◆ WHAT THE TASK REQUIRES
Starting at the first line of the entries, extract each line up to and including the one that contains "distance_km = list(range(1, 70))", but leave out the pictures.

---

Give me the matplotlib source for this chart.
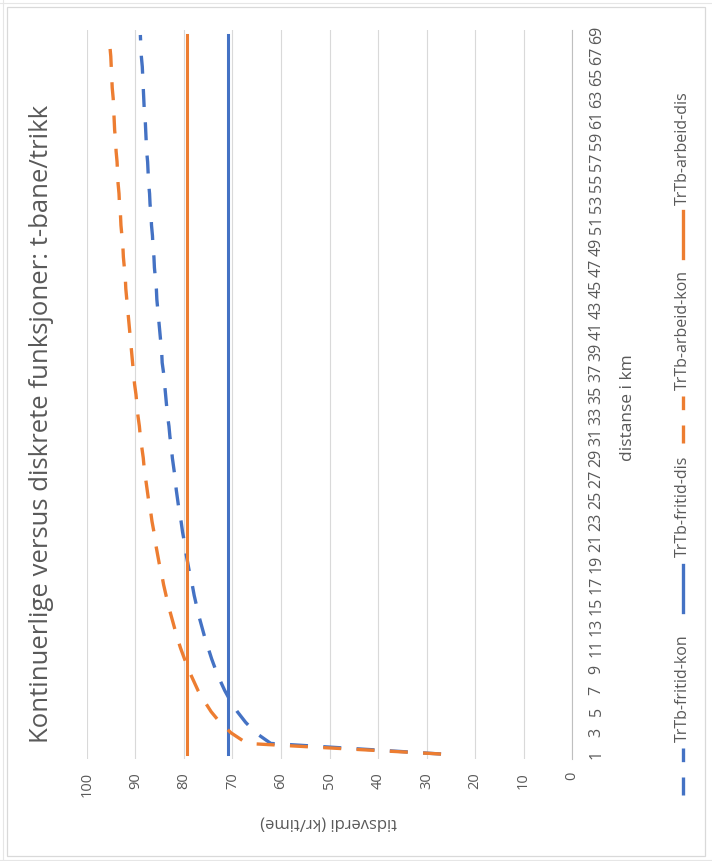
import matplotlib
matplotlib.use("Agg")
import matplotlib.pyplot as plt
from matplotlib.lines import Line2D
from matplotlib.patches import Rectangle

plt.rcParams["font.family"] = ["Open Sans", "DejaVu Sans"]

# ---- data -------------------------------------------------------------
distance_km = list(range(1, 70))

fritid_kon = [
    27.0, 62.1, 65.2, 67.3, 69.0, 70.4, 71.6, 72.6, 73.5, 74.3,
    75.0, 75.7, 76.3, 76.9, 77.4, 77.9, 78.3, 78.8, 79.2, 79.6,
    79.9, 80.3, 80.6, 81.0, 81.3, 81.6, 81.8, 82.1, 82.4, 82.6,
    82.9, 83.1, 83.4, 83.6, 83.8, 84.0, 84.2, 84.5, 84.6, 84.8,
    85.0, 85.2, 85.4, 85.6, 85.7, 85.9, 86.1, 86.2, 86.4, 86.5,
    86.7, 86.8, 87.0, 87.1, 87.3, 87.4, 87.5, 87.7, 87.8, 87.9,
    88.0, 88.2, 88.3, 88.4, 88.5, 88.6, 88.8, 88.9, 89.0,
]
arbeid_kon = [
    27.0, 67.0, 70.3, 72.6, 74.4, 75.8, 77.1, 78.1, 79.1, 79.9,
    80.7, 81.4, 82.0, 82.6, 83.2, 83.7, 84.2, 84.6, 85.1, 85.5,
    85.9, 86.2, 86.6, 86.9, 87.3, 87.6, 87.9, 88.2, 88.4, 88.7,
    89.0, 89.2, 89.5, 89.7, 89.9, 90.2, 90.4, 90.6, 90.8, 91.0,
    91.2, 91.4, 91.6, 91.8, 92.0, 92.1, 92.3, 92.5, 92.6, 92.8,
    93.0, 93.1, 93.3, 93.4, 93.6, 93.7, 93.8, 94.0, 94.1, 94.3,
    94.4, 94.5, 94.6, 94.8, 94.9, 95.0, 95.1, 95.3, 95.4,
]
fritid_dis_level = 71.0
arbeid_dis_level = 79.3
fritid_dis = [fritid_dis_level] * len(distance_km)
arbeid_dis = [arbeid_dis_level] * len(distance_km)

value_ticks = list(range(0, 101, 10))
distance_ticks = distance_km[::2]

series_names = ["TrTb-fritid-kon", "TrTb-fritid-dis", "TrTb-arbeid-kon", "TrTb-arbeid-dis"]

title = "Kontinuerlige versus diskrete funksjoner: t-bane/trikk"
value_label = "tidsverdi (kr/time)"
distance_label = "distanse i km"

# ---- style ------------------------------------------------------------
BLUE = "#4472C4"
ORANGE = "#ED7D31"
TEXT = "#595959"
GRID = "#d9d9d9"
DASH = (0, (5.4, 4.6))

W, H = 712, 861
fig = plt.figure(figsize=(W / 100, H / 100), dpi=100)


def fx(px):
    return px / W


def fy(py):
    return 1 - py / H


# chart frame and surrounding sheet lines
fig.patches.append(Rectangle((fx(7), fy(856)), fx(698), (849) / H,
                             transform=fig.transFigure, fill=False,
                             edgecolor=GRID, lw=0.9))
for y in (2.5, 859.5):
    fig.add_artist(Line2D([0, 1], [fy(y), fy(y)], color="#e6e6e6", lw=0.8))
fig.add_artist(Line2D([fx(2.5), fx(2.5)], [0, 1], color="#e6e6e6", lw=0.8))

# plot area: value axis runs horizontally (100 on the left), distance vertically
left, right, top, bottom = 87, 572, 29.7, 759.3
ax = fig.add_axes([fx(left), fy(bottom), (right - left) / W, (bottom - top) / H])
ax.set_xlim(100, 0)
ax.set_ylim(0.5, len(distance_km) + 0.5)

ax.plot(fritid_kon, distance_km, color=BLUE, lw=2.4, ls=DASH, zorder=3)
ax.plot(fritid_dis, distance_km, color=BLUE, lw=2.2, zorder=3)
ax.plot(arbeid_kon, distance_km, color=ORANGE, lw=2.4, ls=DASH, zorder=3)
ax.plot(arbeid_dis, distance_km, color=ORANGE, lw=2.2, zorder=3)

ax.set_xticks(value_ticks)
ax.set_xticklabels([str(v) for v in value_ticks])
ax.xaxis.grid(True, color=GRID, lw=0.8)
ax.set_axisbelow(True)
ax.tick_params(axis="x", length=0, pad=9, labelrotation=90,
               labelsize=10.5, labelcolor=TEXT)

ax.yaxis.tick_right()
ax.set_yticks(distance_ticks)
ax.set_yticklabels([str(d) for d in distance_ticks])
ax.tick_params(axis="y", length=0, pad=12, labelrotation=90,
               labelsize=11.5, labelcolor=TEXT)
for lbl in ax.get_yticklabels():
    lbl.set_verticalalignment("center")

for side in ("left", "top", "bottom"):
    ax.spines[side].set_visible(False)
ax.spines["right"].set_color("#bfbfbf")
ax.spines["right"].set_linewidth(0.8)

# titles
fig.text(fx(42), fy(424), title, rotation=90, ha="center", va="center",
         fontsize=18.5, color=TEXT)
fig.text(fx(329), fy(823), value_label, rotation=180, ha="center",
         va="center", fontsize=12, color=TEXT)
fig.text(fx(628), fy(408), distance_label, rotation=90, ha="center",
         va="center", fontsize=12.5, color=TEXT)

# legend, stacked along the right edge
legend_x = 683
legend_entries = [
    (series_names[0], BLUE, DASH, 795, 742),
    (series_names[1], BLUE, "-", 612, 557),
    (series_names[2], ORANGE, DASH, 443, 390),
    (series_names[3], ORANGE, "-", 258, 205),
]
for name, color, style, y0, ytext in legend_entries:
    fig.add_artist(Line2D([fx(legend_x), fx(legend_x)], [fy(y0), fy(y0 - 47)],
                          color=color, lw=2.4, ls=style))
    fig.text(fx(legend_x), fy(ytext), name, rotation=90, ha="center",
             va="bottom", fontsize=11.5, color=TEXT)

fig.savefig("out.png", dpi=100)
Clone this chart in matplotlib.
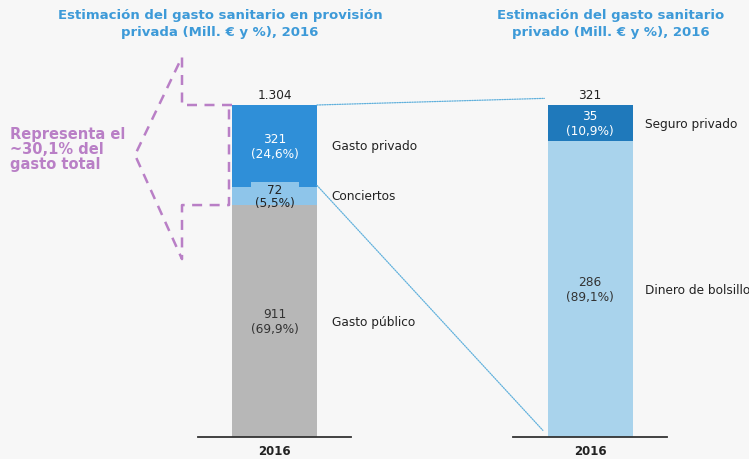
import matplotlib.pyplot as plt
from matplotlib.patches import ConnectionPatch

# datos (Mill. € y %), 2016
left_labels = ["Gasto público", "Conciertos", "Gasto privado"]
left_values = [911, 72, 321]
left_pcts = ["69,9%", "5,5%", "24,6%"]
left_total = "1.304"

right_labels = ["Dinero de bolsillo", "Seguro privado"]
right_values = [286, 35]
right_pcts = ["89,1%", "10,9%"]
right_total = "321"

year = "2016"

left_colors = ["#b7b7b7", "#8ec5ea", "#2f8fd8"]
left_text_colors = ["#333333", "#222222", "white"]
right_colors = ["#a9d3ec", "#1f79bb"]
right_text_colors = ["#333333", "white"]

TITLE_COLOR = "#3d9ad8"
PURPLE = "#b97fc6"
LINK_COLOR = "#5fb0dc"
BG = "#f7f7f7"

W, H = 749, 460
BASE_Y = 438   # línea base (px desde arriba)
TOP_Y = 106    # tope de las barras
AX_TOP = 60


def fig_box(x0, x1):
    return [x0 / W, (H - BASE_Y) / H, (x1 - x0) / W, (BASE_Y - AX_TOP) / H]


fig = plt.figure(figsize=(W / 100, H / 100), dpi=100)
fig.patch.set_facecolor(BG)
plt.rcParams["font.family"] = "DejaVu Sans"

ax1 = fig.add_axes(fig_box(198, 351))
ax2 = fig.add_axes(fig_box(513, 667))

bar_w1 = 85 / 153
bar_w2 = 85 / 154
lab_x1 = 57 / 153    # posición de las etiquetas de categoría
lab_x2 = 55 / 154


def setup(ax, total, bar_w):
    ax.set_facecolor("none")
    ax.set_xlim(-0.5, 0.5)
    ax.set_ylim(0, total * (BASE_Y - AX_TOP) / (BASE_Y - TOP_Y))
    for s in ["top", "right", "left"]:
        ax.spines[s].set_visible(False)
    ax.spines["bottom"].set_color("#333333")
    ax.spines["bottom"].set_linewidth(1.3)
    ax.set_yticks([])
    ax.set_xticks([0])
    ax.set_xticklabels([year], fontsize=8.5, fontweight="bold", color="#222222")
    ax.tick_params(axis="x", length=0, pad=5)


# barra izquierda
total1 = sum(left_values)
setup(ax1, total1, bar_w1)
yu1 = ax1.get_ylim()[1] / (BASE_Y - AX_TOP)   # unidades de datos por pixel
bottom = 0
for lab, v, p, c, tc in zip(left_labels, left_values, left_pcts, left_colors, left_text_colors):
    ax1.bar(0, v, width=bar_w1, bottom=bottom, color=c, linewidth=0)
    mid = bottom + v / 2
    if lab == "Conciertos":
        # pequeña pestaña detrás del valor
        ax1.bar(0, 8 * yu1, width=48 / 153, bottom=bottom + v - 3 * yu1, color=c,
                linewidth=0, zorder=2)
        ax1.text(0, mid, f"{v}\n({p})", ha="center", va="center", fontsize=8.7, color=tc,
                 linespacing=1.05, zorder=4)
    else:
        ax1.text(0, mid, f"{v}\n({p})", ha="center", va="center", fontsize=8.7, color=tc,
                 linespacing=1.15)
    ax1.text(lab_x1, mid, lab, ha="left", va="center", fontsize=8.7, color="#222222",
             clip_on=False)
    bottom += v
ax1.text(0, total1 * 1.012, left_total, ha="center", va="bottom", fontsize=8.7, color="#222222")

# barra derecha
total2 = sum(right_values)
setup(ax2, total2, bar_w2)
bottom = 0
for lab, v, p, c, tc in zip(right_labels, right_values, right_pcts, right_colors, right_text_colors):
    ax2.bar(0, v, width=bar_w2, bottom=bottom, color=c, linewidth=0)
    mid = bottom + v / 2
    ax2.text(0, mid, f"{v}\n({p})", ha="center", va="center", fontsize=8.7, color=tc,
             linespacing=1.15)
    ax2.text(lab_x2, mid, lab, ha="left", va="center", fontsize=8.7, color="#222222",
             clip_on=False)
    bottom += v
ax2.text(0, total2 * 1.012, right_total, ha="center", va="bottom", fontsize=8.7, color="#222222")

# líneas punteadas que unen las dos barras
con_top = ConnectionPatch(xyA=(bar_w1 / 2, total1), coordsA=ax1.transData,
                          xyB=(-bar_w2 / 2 - 0.02, total2 * 1.02), coordsB=ax2.transData,
                          color=LINK_COLOR, lw=0.9, ls=(0, (1, 1)))
con_bot = ConnectionPatch(xyA=(bar_w1 / 2, left_values[0] + left_values[1] + 5), coordsA=ax1.transData,
                          xyB=(-bar_w2 / 2 - 0.03, total2 * 0.02), coordsB=ax2.transData,
                          color=LINK_COLOR, lw=0.9, ls=(0, (1, 1)))
fig.add_artist(con_top)
fig.add_artist(con_bot)

# flecha morada discontinua (en coordenadas de ax1)
px = ax1.get_xlim()[1] - ax1.get_xlim()[0]
xu = px / 153           # unidades de datos por pixel en x
x_left = -bar_w1 / 2
x_in = x_left - 3 * xu
x_stem = x_left - 50 * xu
x_tip = x_left - 97 * xu
y_top = total1
y_low = left_values[0]
y_mid = (y_top + y_low) / 2
arrow_x = [x_left, x_stem, x_stem, x_tip, x_stem, x_stem, x_in, x_in]
arrow_y = [y_top, y_top, y_top + 48 * yu1, y_mid, y_low - 54 * yu1, y_low, y_low, y_top]
ax1.plot(arrow_x, arrow_y, color=PURPLE, lw=1.8, ls=(0, (4, 3)), clip_on=False)

fig.text(10 / W, 1 - 149 / H, "Representa el\n~30,1% del\ngasto total", ha="left", va="center",
         fontsize=10.5, fontweight="bold", color=PURPLE, linespacing=1.0)

# títulos
fig.text(220 / W, 1 - 24 / H, "Estimación del gasto sanitario en provisión\nprivada (Mill. € y %), 2016",
         ha="center", va="center", fontsize=9.5, fontweight="bold", color=TITLE_COLOR, linespacing=1.35)
fig.text(611 / W, 1 - 24 / H, "Estimación del gasto sanitario\nprivado (Mill. € y %), 2016",
         ha="center", va="center", fontsize=9.5, fontweight="bold", color=TITLE_COLOR, linespacing=1.35)

fig.savefig("out.png", dpi=100, facecolor=BG)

---

◆ THE ANSWER
Give me the matplotlib source for this chart.
import matplotlib
matplotlib.use("Agg")
import matplotlib.pyplot as plt
from matplotlib.lines import Line2D
from matplotlib.patches import Rectangle

plt.rcParams["font.family"] = ["Open Sans", "DejaVu Sans"]

# ---- data -------------------------------------------------------------
distance_km = list(range(1, 70))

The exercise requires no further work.